May 21 was the last day of school for 2021. For most of the students and the school bus drivers, it was a very emotional event!
For the grade schoolers, it was a time of moving on to the next grade, but to some it was way more. It meant that the teacher who had been so patient to help them realize that 2 and 2 totaled 4, but 3 plus 1 also totaled 4! And a whole lot more ... amazing! They had just become used to this wonderful person helping to explain so many of the exciting new things, in their lives, and the school year ended!
Sure, it was exciting that they were now one grade higher, but there was some doubt about their new teacher! Would she or he like me? Would I like them? Usually the other classmates' positive attitudes about moving on helped a lot to reduce and replace the fears.
For the ones leaving fifth grade and moving on to sixth grade, there is the excitement of a completely different school with some new challenges to overcome! This group also goes through the loss of favorite teachers, routine and class position, but to most of them it is a chance to move on from being a “grade schooler” to a “junior high person!”
The “intermediate “ students, sixth through eighth grade, seem to roll with the stepping up in grades somewhat more comfortably. When they have passed the eighth grade, they are now moving into a time a time of their life that requires them to become less like children and more like adults! It is referred to as “maturity”! A difficult transition for some, but the ones on my bus seem to have come around pretty quickly.
For me, it was seeing a great turn-around for every class. When schools finally opened, and I was able to start picking up my students, no matter what age group, the reaction was the same. The bus was very quiet! True, there was only about one-third as many riders as last year, but a very quiet school bus is just not normal.
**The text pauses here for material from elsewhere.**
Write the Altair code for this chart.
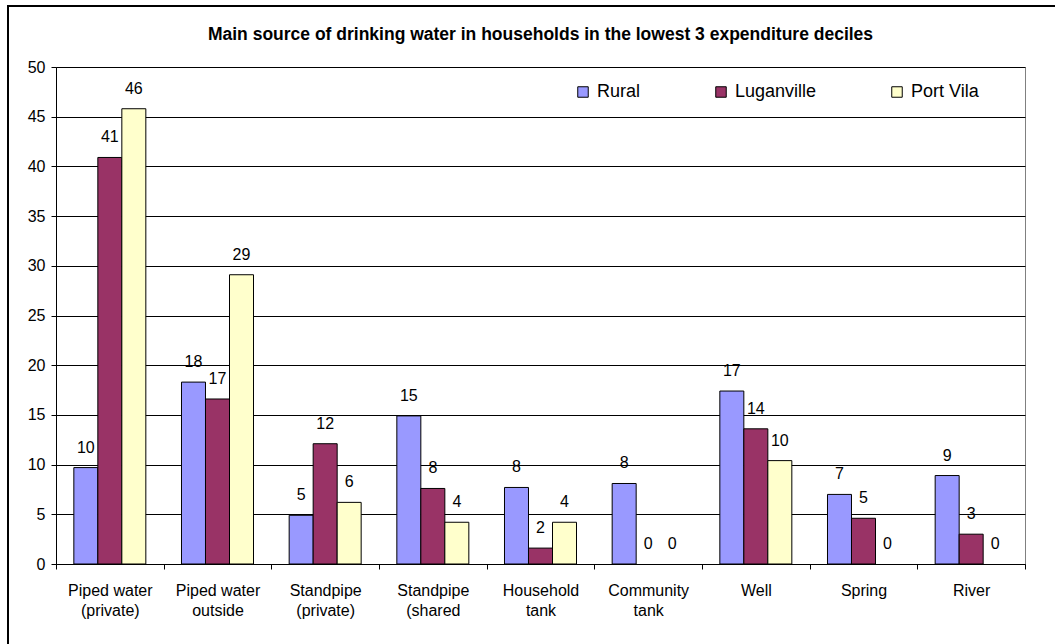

After experiencing months of not being sure of what to expect for the future, there was much concern about what going back to school would be like. I am delighted to say that, within a couple of weeks, normal settled in! They had to sit one seat apart and only family members could sit together. And that became “normal” for the school bus ride!
The last day of school this year was very much like all the others I have seen! Lots of cheering, with a few tears, by both the teachers and the students (and maybe a bus driver or two). Come to think of it, that sounds pretty normal.
Oh yeah, I was very lucky to receive some really nice cards and a few really nice hugs! Can’t wait to see them all again next school year.
Sahuarita resident James Berg is in his eighth year of bus driving grade school and high school students for Sahuarita Unified School District 30. He lived in Seattle, Washington, before retiring and leaving a career in custom home and small commercial building. School bus driving, he says, is “the perfect answer to retirement boredom.”